Elon Musk, the CEO of Tesla, a performance electric car that costs more than $100,000, thinks consumers should be shelling out more money at the pump. Try $10 per gallon.
Musk, who spoke at the Wired Live conference in New York, said consumers are just putting off the inevitable, according to a CNET report.
The prices folks are now paying are way too low and leave out "the true cost of gasoline at the pump," said Musk.
His explanation is that "nobody's explicitly paying for the CO2 capacity of the oceans and atmospheres; it's getting consumed. We will pay for it down the road, but we are sort of ignoring it for now."

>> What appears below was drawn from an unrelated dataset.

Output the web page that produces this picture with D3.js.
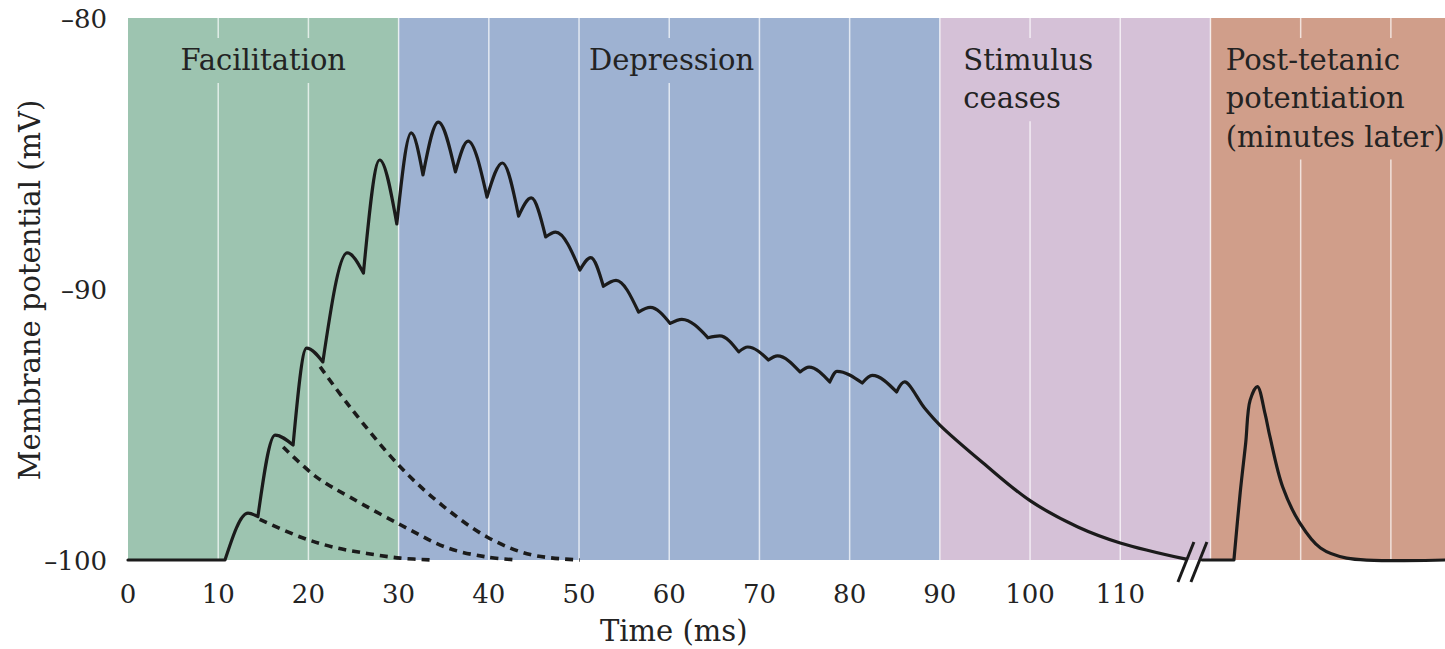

Other oil analysts believe the recent increase in crude oil prices is not a good sign since prices have increased rapidly without any backing from the fundamentals, Fortune reported.
However, a majority agree that in just two years prices will rise sharply.
"We're concerned about oil prices rising so rapidly in the near-term," says Hussein Allidina, head of commodities research at Morgan Stanley. "But the bet in the long-term is one way, and that's just up."
Oil is now over $70 a barrel and has doubled since the low in February, Fortune reported.
High oil prices could prove negative in other areas such as the credit markets.
"Considering that supply seems ample and demand is weak, the fact that oil is going up looks kind of weird," says Adam Sieminski, chief energy economist at Deutsche Bank.
"But those factors are being overwhelmed by a huge sigh of relief that we're not going to have the Great Depression. A lot of money is coming out of mattresses."